The film "Waking in Oak Creek" shows how a Wisconsin community came together after a tragic shooting at Sikh Temple.

The film “Waking in Oak Creek” shows how a Wisconsin community came together after a tragic shooting at Sikh Temple.

White supremacist Wade Michael Page in 2012 opened fire in a Sikh temple in Oak Creek, Wisconsin, killing six people before being gunned down by police.

Despite the tragedy members of the Sikh Temple held peace rallies to foster connection with the community and the Oak Creek Police Department sought to improve their ties with the Sikh population

The community’s quest to turn tragedy into hope is recorded in the 30-minute documentary “Waking in Oak Creek” from the Not in Our Town project.

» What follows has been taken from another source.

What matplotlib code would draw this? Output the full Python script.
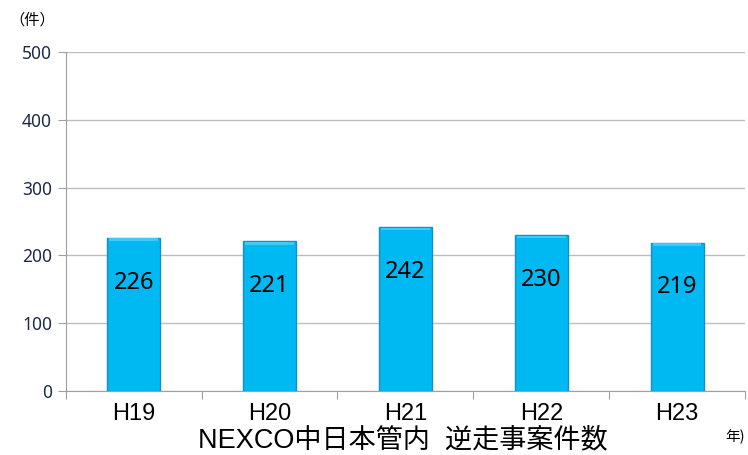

Not in Our Town, which is based in Oakland, Calif., uses film, educational materials, and engagement campaigns to help everyday people work to stop hate, address bullying, and build safe, inclusive communities for all.

“Waking in Oak Creek”  is being presented in conjunction with the U.S. Department of Justice Office of Community Oriented Policing Services as part of the Working Together for Safe, Inclusive Communities Initiative.

Staff at Not in Our Town says social workers can use the films and educational materials the organization offers to fight racism and other social injustices by bringing audiences together to discuss them and find solutions.